Boise State has nine interceptions on the season and 10 fumbles.
UNLV’s quarterback, redshirt freshman Nick Sherry (6’5”, 235 .lbs), has thrown eight interceptions on the season and the Rebels have lost one fumble. The Rebels are averaging 253 yards passing per game and 160.6 yards rushing.
Apply the Pressure
Generating turnovers is only one part of the equation.
While Sherry has not been as pass-happy in conference matchups, the Bronco secondary can expect him to try to light them up Saturday. The Rebels have 11 touchdown passes and 12 rushing touchdowns on the season.
His favorite targets are Marcus Sullivan and Devante Davis. Sullivan is a 5’9”, 195-pound sophomore wideout while Davis is a 6’3”, 200 .lbs sophomore. They have combined for 69 receptions, 964 yards (a 13.97 yards per-catch average) and six touchdowns.

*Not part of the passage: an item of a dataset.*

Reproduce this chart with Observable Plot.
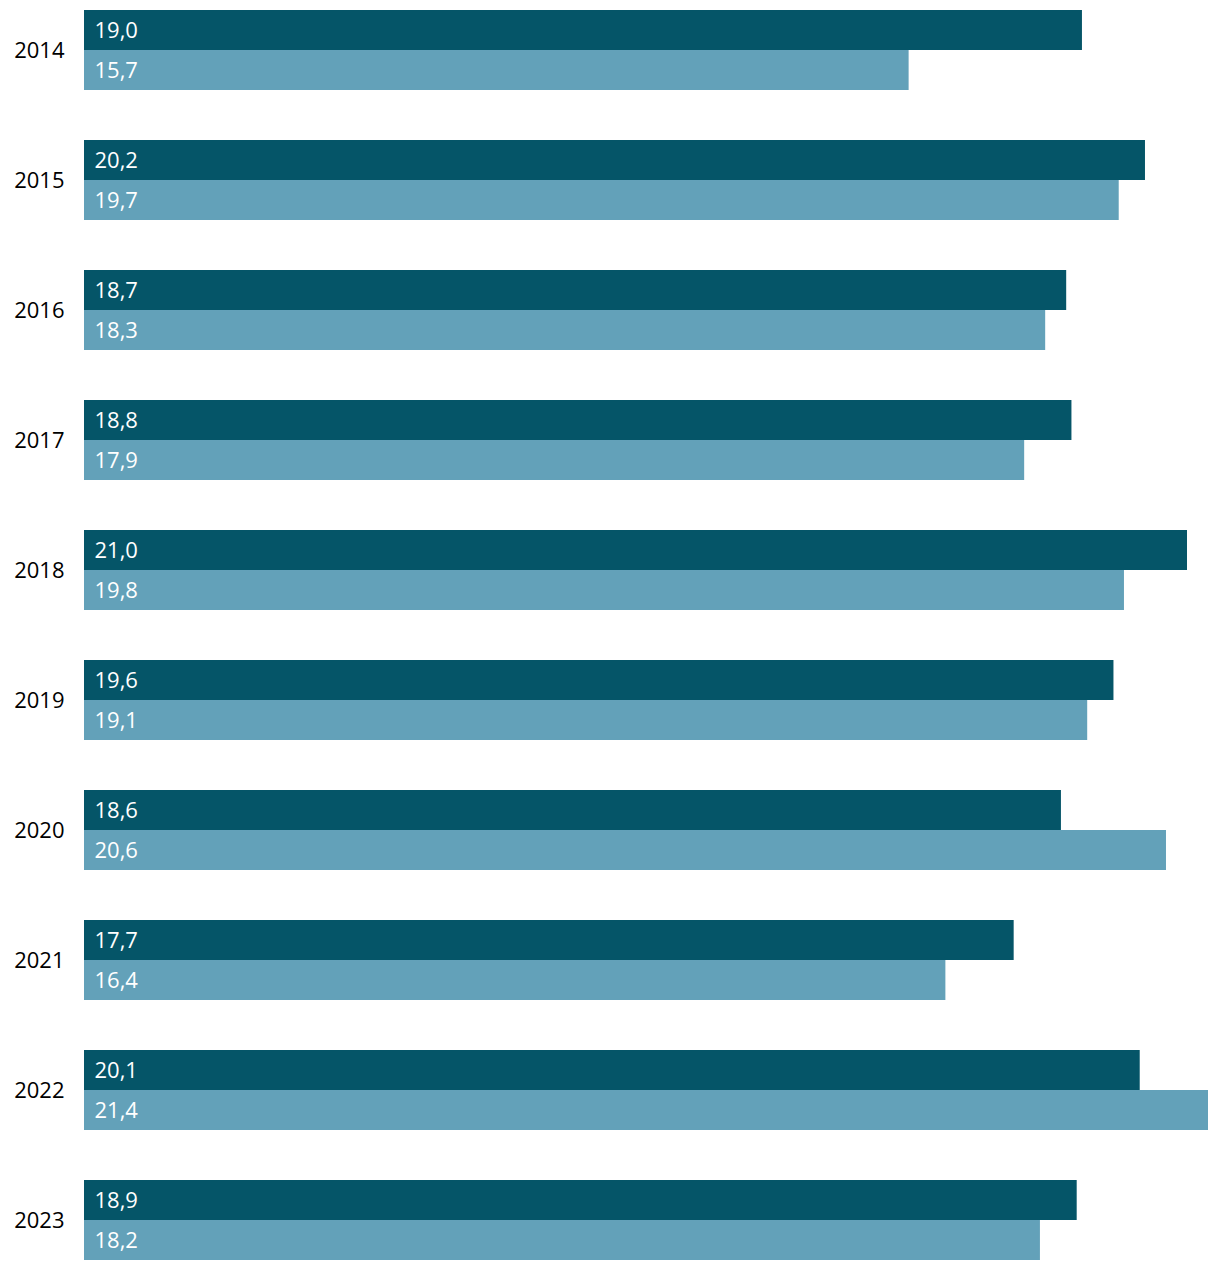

Boise State has to get to the quarterback, apply the pressure and hurry his passes. Boise State’s defense has 14 sacks on the season, led by Demarcus Lawrence with 5.5 sacks. The Broncos have recorded a total of 31 tackles for 130 yards in losses.
Tim Cornett, a 6’0", 210-pound junior running back, leads the Rebels, averaging 106.7 yards per game. He averages 5.1 yards per carry, has broken a long run of 76 yards and has five rushing touchdowns.

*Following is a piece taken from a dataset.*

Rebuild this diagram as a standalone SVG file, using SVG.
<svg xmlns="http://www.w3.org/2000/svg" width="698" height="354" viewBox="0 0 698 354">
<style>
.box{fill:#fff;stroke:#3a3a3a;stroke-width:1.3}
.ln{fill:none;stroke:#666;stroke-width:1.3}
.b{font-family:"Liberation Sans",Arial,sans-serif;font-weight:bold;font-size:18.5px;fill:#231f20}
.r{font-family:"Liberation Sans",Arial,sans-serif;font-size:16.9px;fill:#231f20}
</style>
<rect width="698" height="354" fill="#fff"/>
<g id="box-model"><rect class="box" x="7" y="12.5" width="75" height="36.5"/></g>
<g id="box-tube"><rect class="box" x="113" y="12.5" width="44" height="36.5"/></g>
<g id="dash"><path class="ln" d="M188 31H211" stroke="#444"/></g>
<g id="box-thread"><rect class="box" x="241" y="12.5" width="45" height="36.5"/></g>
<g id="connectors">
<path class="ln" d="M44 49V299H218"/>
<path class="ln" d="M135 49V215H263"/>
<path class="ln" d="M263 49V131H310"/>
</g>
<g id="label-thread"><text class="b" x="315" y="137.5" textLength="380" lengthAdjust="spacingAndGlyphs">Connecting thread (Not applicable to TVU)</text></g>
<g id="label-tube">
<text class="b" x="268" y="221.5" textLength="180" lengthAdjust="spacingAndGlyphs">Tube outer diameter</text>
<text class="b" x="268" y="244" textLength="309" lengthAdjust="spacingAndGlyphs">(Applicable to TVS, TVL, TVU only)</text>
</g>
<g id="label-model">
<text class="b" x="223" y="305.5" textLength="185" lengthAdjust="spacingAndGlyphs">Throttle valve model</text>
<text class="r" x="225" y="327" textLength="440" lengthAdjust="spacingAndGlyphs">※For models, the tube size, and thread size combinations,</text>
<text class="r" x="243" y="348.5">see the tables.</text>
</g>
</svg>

Fresno State, on the first possession of this past Saturday’s game, found out what Boise State fans bring to the game—a lot of noise. Bulldogs Derek Carr was flagged for delay of game simply because his teammates couldn’t hear him trying to change the play at the line of scrimmage.
Boise State’s special teams pinned the Bulldogs back deep in their own end for most of the game, and that allowed the crowd in the end zones to get a bit closer and create some havoc.
Since 2000, the Broncos are also 72-2 when playing on the blue turf of Bronco Stadium. One of those loses was in 2011 to TCU, which beat the Broncos, 36-35.
One other interesting note: Since a loss to Rice on Oct. 6, 2001, Boise State has gone 45-0 in the month of October.